- The yield curve, which measures the difference between short- and long-term bond yields, hit its narrowest point since October 2007.
- When the curve inverts, meaning long-term yields fall below short-term yields, it has historically indicated that a recession is coming.
- Follow 2-year and 10-year Treasury yields here.
What’s happening in the bond market is raising recession fears.
The 2-year/10-year spread, which measures the difference between short- and long-term bond yields, fell to 47 basis points as of Thursday afternoon. That’s the narrowest spread since October 2007, a few months before the Great Recession.
What causes flattening and why it matters
A flattening yield curve happens when the difference between short- and long-term bond yields narrows. Right now, that’s because long-term yields are falling and short-term yields are climbing.
The benchmark 10-year Treasury yield dropped this week to a six-month low, about 2.75%. Meanwhile the 2-year yield has been on the rise in anticipation of more Fed rate hikes. The yield hit nearly 2.30% earlier this month, a level not seen since 2008.
This matters because the curve is approaching inversion, a key recession indicator.
How an inverted curve could signal a recession
The yield curve is considered inverted when short-term yields are trading higher than long-term yields, meaning investors expect returns to depreciate in the long run.
And historically, that phenomenon doesn’t play out well.

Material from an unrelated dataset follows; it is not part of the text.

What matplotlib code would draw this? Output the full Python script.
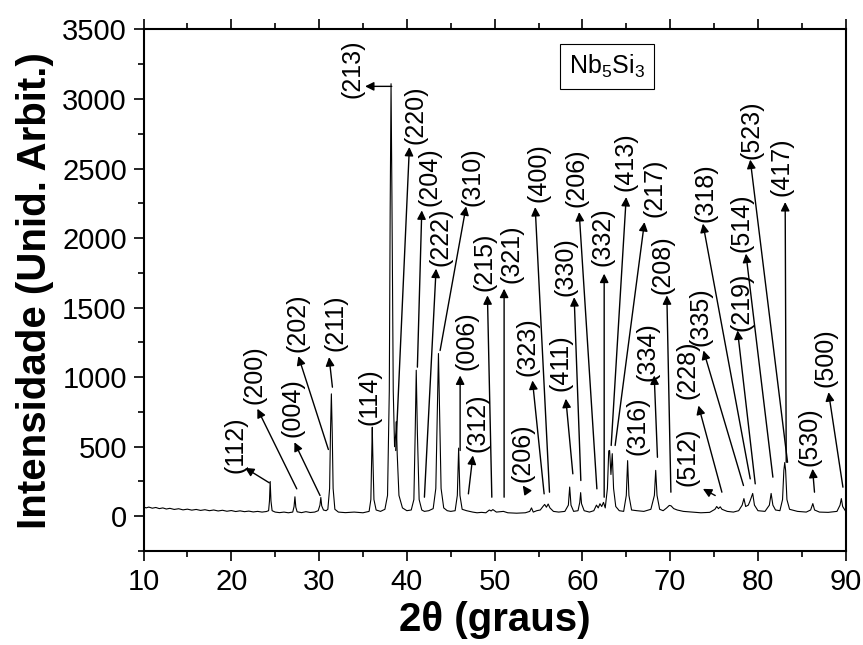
import matplotlib
matplotlib.use("Agg")
import matplotlib.pyplot as plt

plt.rcParams['font.family'] = ['Liberation Sans', 'DejaVu Sans']
plt.rcParams['mathtext.fontset'] = 'custom'
plt.rcParams['mathtext.rm'] = 'Liberation Sans'
plt.rcParams['mathtext.it'] = 'Liberation Sans:italic'
plt.rcParams['mathtext.bf'] = 'Liberation Sans:bold'

# XRD trace: (2theta, intensity)
trace = [
    (10.0, 68), (10.3, 60), (10.6, 66), (11.0, 58), (11.4, 63), (11.8, 55), (12.2, 60), (12.6, 52),
    (13.0, 57), (13.5, 49), (14.0, 54), (14.5, 46), (15.0, 51), (15.5, 44), (16.0, 49), (16.5, 42),
    (17.0, 47), (17.5, 40), (18.0, 45), (18.5, 38), (19.0, 43), (19.5, 36), (20.0, 41), (20.5, 34),
    (21.0, 39), (21.5, 33), (22.0, 37), (22.5, 31), (23.0, 35), (23.5, 30), (24.0, 34),
    (24.25, 40), (24.35, 110), (24.43, 250), (24.52, 110), (24.65, 40), (25.0, 30), (25.5, 26),
    (26.0, 30), (26.5, 25), (27.0, 30),
    (27.15, 70), (27.25, 140), (27.35, 65), (27.5, 32), (28.0, 26), (28.5, 33), (29.0, 27),
    (29.5, 30), (29.9, 40),
    (30.1, 80), (30.2, 135), (30.3, 75), (30.5, 45), (30.8, 40),
    (31.0, 50), (31.2, 200), (31.3, 600), (31.4, 880), (31.5, 600), (31.6, 200), (31.8, 50),
    (32.2, 30), (33.0, 26), (34.0, 30), (35.0, 25), (35.7, 35),
    (35.9, 120), (36.0, 450), (36.06, 640), (36.12, 450), (36.25, 120), (36.5, 45), (37.0, 35),
    (37.5, 50), (37.8, 150), (38.0, 900), (38.1, 2200), (38.2, 3110), (38.3, 2300), (38.45, 900),
    (38.6, 500), (38.75, 600), (38.8, 680), (38.9, 450), (39.1, 150), (39.5, 60), (40.0, 40),
    (40.5, 45), (40.8, 120), (40.95, 600), (41.07, 1050), (41.2, 600), (41.4, 120), (41.7, 45),
    (42.0, 35), (42.5, 40), (43.0, 55), (43.3, 200), (43.45, 700), (43.6, 1170), (43.75, 700),
    (43.9, 200), (44.2, 60), (44.6, 40), (45.0, 35), (45.5, 40), (45.75, 150), (45.9, 490),
    (46.05, 150), (46.3, 50), (46.8, 40), (47.5, 30), (48.0, 25), (48.5, 28), (49.0, 25),
    (49.4, 45), (49.6, 38), (49.8, 48), (50.2, 30), (51.0, 35), (51.5, 25), (52.5, 22),
    (53.5, 25), (54.0, 35), (54.2, 60), (54.4, 30), (54.8, 40), (55.2, 45), (55.5, 70),
    (55.7, 85), (55.9, 65), (56.1, 88), (56.3, 60), (56.7, 35), (57.3, 30), (58.0, 35),
    (58.4, 80), (58.55, 210), (58.7, 80), (59.0, 35), (59.5, 40), (59.7, 100), (59.8, 170),
    (59.9, 90), (60.2, 40), (60.8, 30), (61.3, 40), (61.6, 80), (61.8, 60), (62.0, 90),
    (62.2, 70), (62.4, 100), (62.6, 60), (62.85, 200), (63.0, 470), (63.1, 473), (63.25, 300),
    (63.4, 450), (63.55, 200), (63.8, 70), (64.2, 40), (64.7, 35), (65.0, 150), (65.15, 400),
    (65.3, 150), (65.6, 45), (66.2, 40), (67.0, 35), (67.8, 50), (68.2, 150), (68.35, 330),
    (68.5, 150), (68.8, 50), (69.2, 40), (69.6, 60), (69.9, 78), (70.1, 75), (70.4, 55),
    (70.8, 45), (71.5, 35), (72.5, 30), (73.5, 25), (74.5, 28), (75.1, 50), (75.3, 70),
    (75.5, 55), (75.7, 68), (75.9, 50), (76.5, 35), (77.2, 30), (77.8, 40), (78.2, 80),
    (78.4, 127), (78.6, 70), (78.9, 80), (79.1, 110), (79.4, 164), (79.6, 80), (80.0, 40),
    (80.8, 35), (81.3, 80), (81.5, 164), (81.7, 80), (82.0, 45), (82.5, 40), (82.8, 120),
    (82.95, 330), (83.05, 386), (83.15, 330), (83.3, 120), (83.6, 50), (84.5, 35), (85.5, 30),
    (86.0, 45), (86.25, 91), (86.45, 45), (87.0, 30), (88.0, 28), (89.0, 35), (89.35, 80),
    (89.5, 127), (89.65, 70), (90.0, 35),
]
two_theta = [p[0] for p in trace]
intensity = [p[1] for p in trace]

# hkl labels: text centre, arrow head (at label), arrow tail (at peak); None = no arrow
hkl = ['(112)', '(200)', '(004)', '(202)', '(211)', '(114)', '(213)', '(220)', '(204)',
       '(222)', '(310)', '(006)', '(312)', '(215)', '(321)', '(206)', '(323)', '(400)',
       '(411)', '(330)', '(206)', '(332)', '(413)', '(217)', '(316)', '(334)', '(208)',
       '(512)', '(228)', '(335)', '(318)', '(219)', '(514)', '(523)', '(417)', '(530)', '(500)']
label_xy = [(20.52, 516), (22.62, 1019), (26.98, 782), (27.55, 1393), (31.82, 1393),
            (35.72, 861), (33.82, 3221), (41.03, 2890), (42.56, 2444), (43.88, 2012),
            (47.44, 2444), (46.79, 1264), (48.06, 670), (48.83, 1832), (51.96, 1890),
            (53.19, 455), (53.76, 1221), (54.99, 2473), (57.56, 1102), (58.12, 1796),
            (59.37, 2433), (62.31, 2012), (64.96, 2552), (68.20, 2361), (66.30, 652),
            (67.44, 1185), (69.15, 1811), (72.00, 424), (72.00, 1055), (73.51, 1437),
            (73.99, 2325), (78.07, 1545), (78.07, 2109), (79.21, 2782), (82.73, 2511),
            (85.86, 573), (87.75, 1138)]
arrow_head = [(21.57, 348), (22.97, 773), (27.19, 532), (27.64, 1151), (31.14, 1144),
              None, (35.24, 3091), (40.29, 2655), (41.70, 2199), (43.33, 1780),
              (46.75, 2228), (46.07, 1012), (47.52, 437), (49.18, 1588), (51.08, 1636),
              (53.21, 221), (54.31, 976), (54.62, 2223), (58.11, 845), (59.06, 1575),
              (59.63, 2187), (62.48, 1744), (64.99, 2295), (67.07, 2115), None,
              (68.18, 1012), (69.62, 1588), (73.73, 197), (73.22, 796), (73.79, 1192),
              (73.73, 2104), (77.67, 1336), (78.63, 1888), (79.12, 2564), (83.10, 2259),
              (86.22, 341), (88.04, 892)]
arrow_tail = [(24.34, 240), (27.46, 197), (30.11, 149), (31.06, 480), (31.52, 928),
              None, (38.28, 3091), (38.74, 473), (41.20, 1072), (42.00, 137),
              (43.79, 1192), (46.07, 473), (47.01, 161), (49.68, 137), (51.08, 137),
              (53.74, 173), (55.64, 161), (56.25, 173), (58.91, 305), (59.82, 257),
              (61.65, 197), (62.48, 137), (63.28, 509), (63.73, 509), None,
              (68.55, 424), (70.08, 173), (75.13, 149), (75.89, 173), (78.35, 221),
              (79.12, 269), (79.69, 233), (81.70, 281), (83.37, 388), (83.22, 388),
              (86.44, 173), (89.68, 209)]

fig = plt.figure(figsize=(8.63, 6.45), dpi=100)
ax = fig.add_axes([0.1663, 0.1457, 0.9800 - 0.1663, 0.9543 - 0.1457])

ax.plot(two_theta, intensity, color='black', lw=0.8)

for lab, txy, head, tail in zip(hkl, label_xy, arrow_head, arrow_tail):
    ax.text(txy[0], txy[1], lab, rotation=90, ha='center', va='center', fontsize=18)
    if head is not None:
        ax.annotate('', xy=head, xytext=tail,
                    arrowprops=dict(arrowstyle='-|>', color='black', lw=1.0,
                                    mutation_scale=13, shrinkA=0, shrinkB=0))

ax.text(62.8, 3235, r'Nb$_5$Si$_3$', ha='center', va='center', fontsize=18,
        bbox=dict(boxstyle='square,pad=0.35', fc='white', ec='black', lw=0.8))

ax.set_xlim(10, 90)
ax.set_ylim(-250, 3500)
ax.set_xticks(range(10, 91, 10))
ax.set_xticks(range(15, 90, 10), minor=True)
ax.set_yticks(range(0, 3501, 500))
ax.set_yticks(range(-250, 3500, 500), minor=True)

ax.tick_params(which='both', direction='out', width=1.2, labelsize=21, top=True, right=False)
ax.tick_params(which='major', length=7, pad=5)
ax.tick_params(which='minor', length=4)
ax.tick_params(axis='x', labeltop=False)
for s in ax.spines.values():
    s.set_linewidth(1.5)

ax.set_xlabel('2θ (graus)', fontsize=29, fontweight='bold', labelpad=4)
ax.set_ylabel('Intensidade (Unid. Arbit.)', fontsize=29, fontweight='bold', labelpad=6)

fig.savefig('out.png', dpi=100)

An inverted yield curve has preceded every recession in the past 60 years.
What analysts are saying
Morgan Stanley analysts called the flattening curve a “potential warning” in a note out this week, adding that it’s a key measure of concern signalling “the Fed getting ahead of itself.”
The analysts wrote, “It will be critical to see how the spread reacts in the following weeks.”
Others are saying it’s important to not get too caught up on the narrowing 2-10-year spread.
“The challenge for equity investors during the balance of this recovery is remaining appropriately attentive to the yield curve as it nears inversion but remembering the stock market often does well with a positively-sloped yield curve, even if flattening,” Leuthold Group chief investment strategist Jim Paulsen told the Financial Times.
What Fed officials are saying
There isn’t a consensus among officials at the Federal Reserve about what the flattening yield curve means.
Fed Chair Jerome Powell said at a press conference last week that it doesn’t necessarily mean a recession is on deck. Other central bank leaders, including Cleveland Federal Reserve President Loretta Mester, have echoed that sentiment.
Meanwhile, others see an inverted curve as reason to hit the panic button.
“The term spread-the difference between long-term and short-term interest rates-is a strikingly accurate predictor of future economic activity,” Federal Reserve of San Francisco economists Michael Bauer and Thomas Mertens wrote in a note earlier this month.
An inverted curve “reliably predicts low future output growth and indicates a high probability of recession,” Bauer and Mertens added.